Major Kyndra Rotunda, executive director of the Military Law and Policy Institute and AMVETS Legal Clinic, told The Daily Caller that while the women are not being ordered to wear the head scarf, encouragement is tantamount to a demand.

“They say they are encouraging women to wear the headscarf when they are out and about and on patrol. But the problem is — and I think anyone who has been in the military understands that being encouraged to do something is about the same thing as being ordered — it really puts them in an uncomfortable position when their commander says, ‘We really want you to do this, technically you don’t have to, but we really want you to do this,’” she said. [...]

Retired Col. Martha McSally, whose grievance about being forced to wear the Muslim abaya while stationed in Saudi Arabia in the 1990s resulted in 2002 legislation outlawing the practice of making female soldiers wear Muslim religious garb in Saudi Arabia, told The Daily Caller that the sanctity of the uniform should not be sullied with outside accessories like the hijab.

“Another thing that makes this inappropriate is that they are wearing it with their uniform,” she said. “All the services have several-hundred-page regulations about what is appropriate and is not appropriate to wear with the uniform, and we have very strict guidelines … You are representing the United States government. You are wearing the U.S. military uniform, and it confuses what you are representing when you add this to the uniform.”

In mid-February one of the sponsors of the 2002 legislation that outlawed the practice of making female soldiers in Saudi Arabia wear the abaya, Rhode Island Democratic Rep. James Langevin, wrote a letter to Defense Secretary Robert Gates requesting more information about soldiers in headscarves.

“I understand the mission in Afghanistan is drastically different than the situation our female troops faced in the Kingdom of Saudi Arabia 10 years ago,” Langevin wrote. “However I am interested to know the precise policies or operating instructions that are currently being employed with regard to the garments worn by female service members in Afghanistan and other Muslim nations.”

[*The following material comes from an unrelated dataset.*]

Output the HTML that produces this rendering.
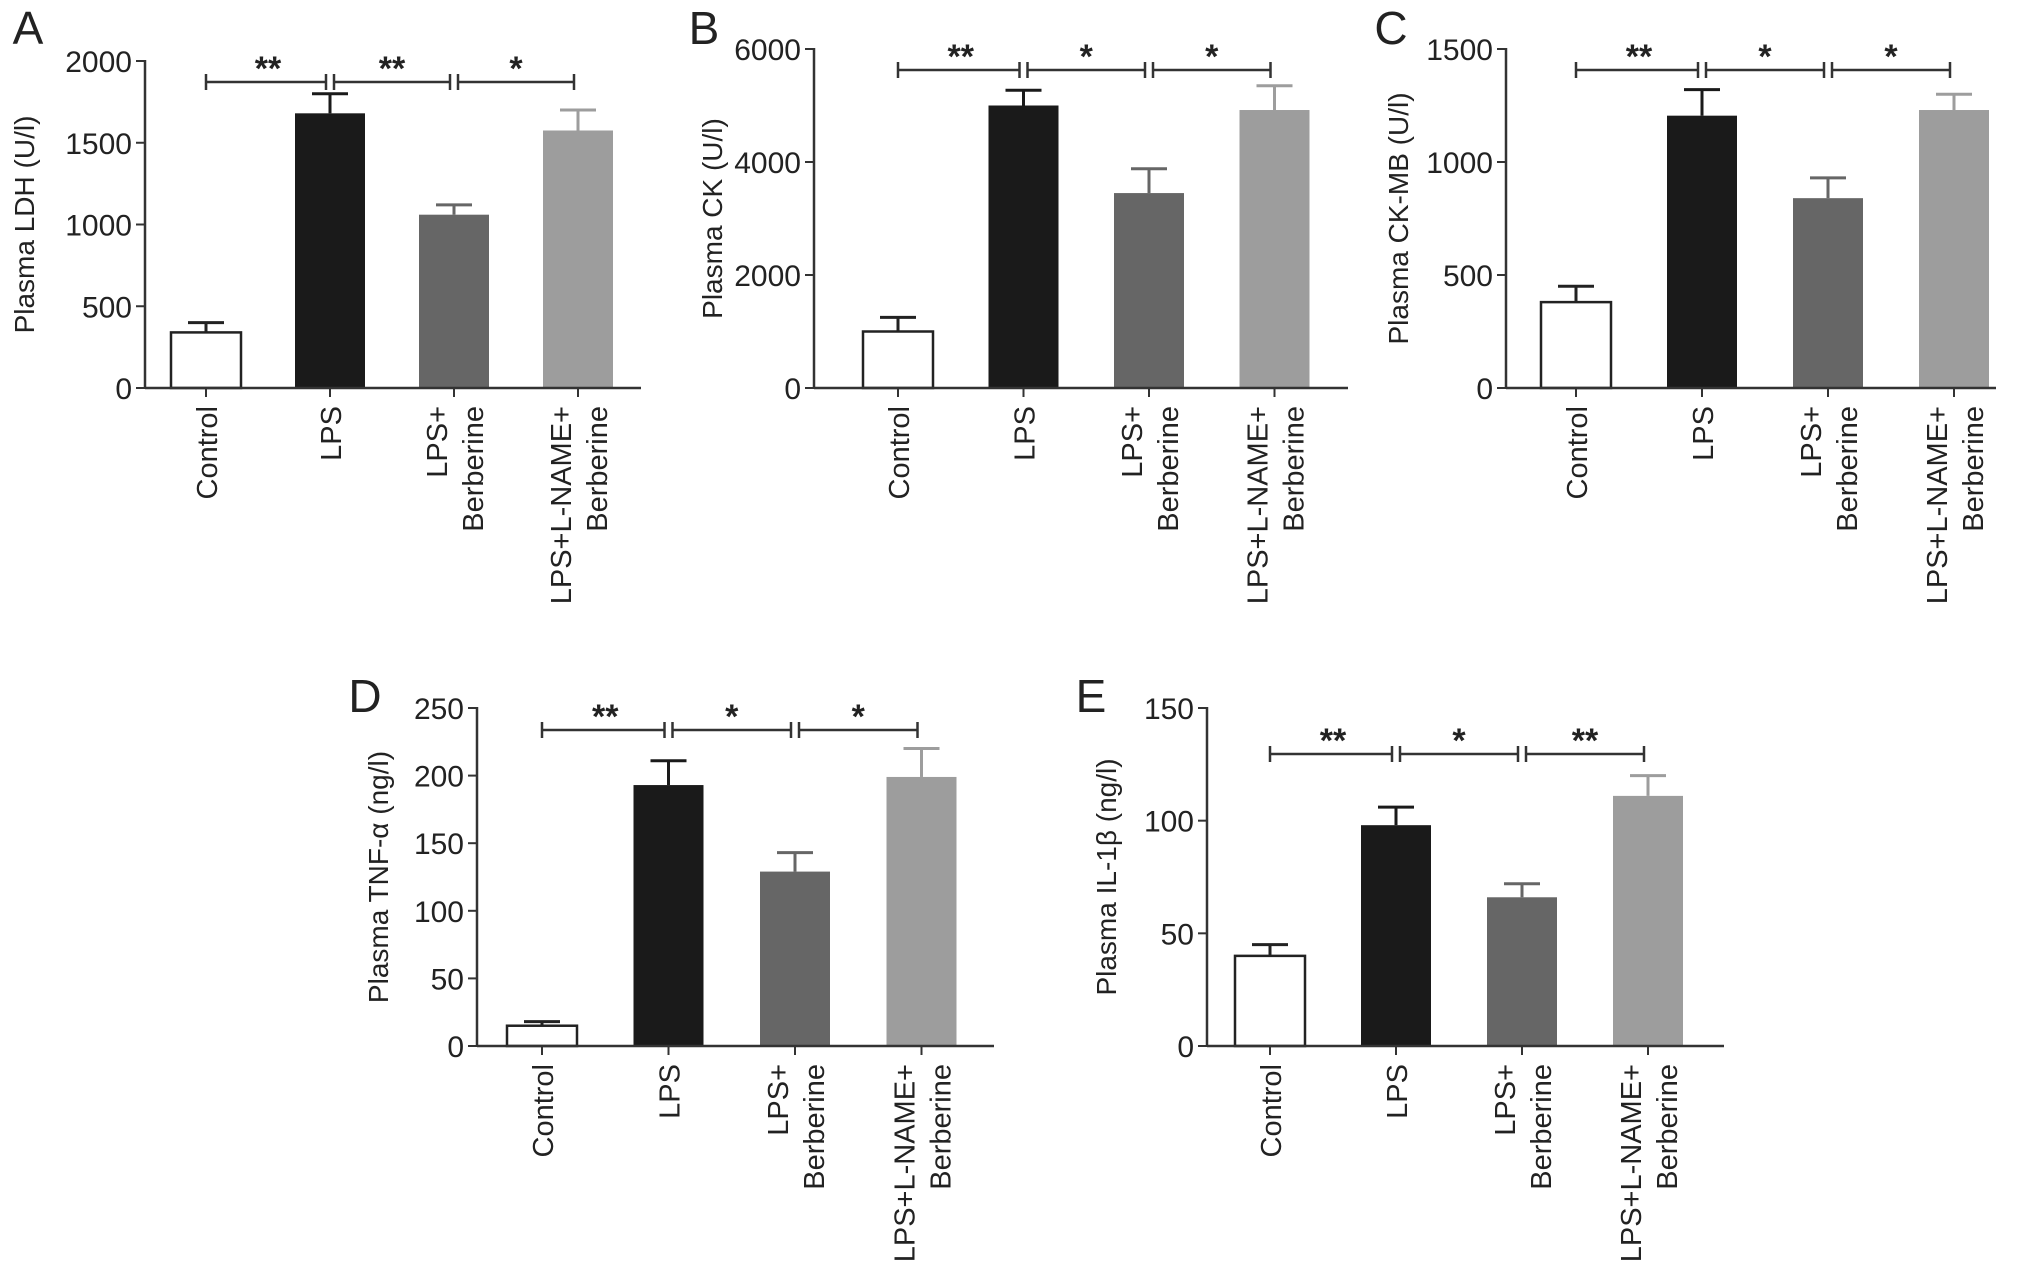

Langevin continues to wait for a response.

Female service members are not the only ones concerned. Retired Navy SEAL Scott Taylor told TheDC that he has been troubled by reports of women wearing the headscarves with their uniforms.

“I am completely oppose appeasement to a culture rather than respecting it,” Taylor wrote in an email. “My personal Middle Eastern experience in a very conservative country has taught me that Muslims can feel respected without submitting to an impersonation of their culture. There is little or nothing gained by an American woman in a Hijab, in what is deemed by some as cultural sensitivity. Women in Female Engagement Teams can successfully complete their stated mission without utilization of the Hijab. Encouraging (which coming from leaders is basically an order within the military) this approach is against what the American soldier in uniform stands for. Soldiers operating covertly are a different story.”

Colonel Martha McSally is hopeful that the experience she had in Saudi Arabia being forced to wear the abaya will not be repeated in Afghanistan with the hijab.

“I am a civilian now, I retired from the Air Force, these things will not apply to me, so there is no personal connection in that sense. But as an American and someone who went through this with the abaya … I feel on principle, for the same reason the abaya was wrong, this is wrong,” she said. “It is important to be sensitive to the local culture in any mission, and understand the culture but this is not about shaking with your left hand or showing the bottom of your feet … this symbolizes that women have a lower status than men.”

Major Rotunda is hopeful that Congress will get involved to ensure that female soldiers are no longer pressured to comply.

“It is clearly within Congress’s realm to pass another provision like what they passed in 2002,” she said. “If the military on its own doesn’t stop this nonsense.”
All women serving in the army should be concerned about this, and steps must be taken to ensure that the senior officers do not even ask the female members to wear such a degrading piece of cloth. I'd say this is another serious case that demands serious attention.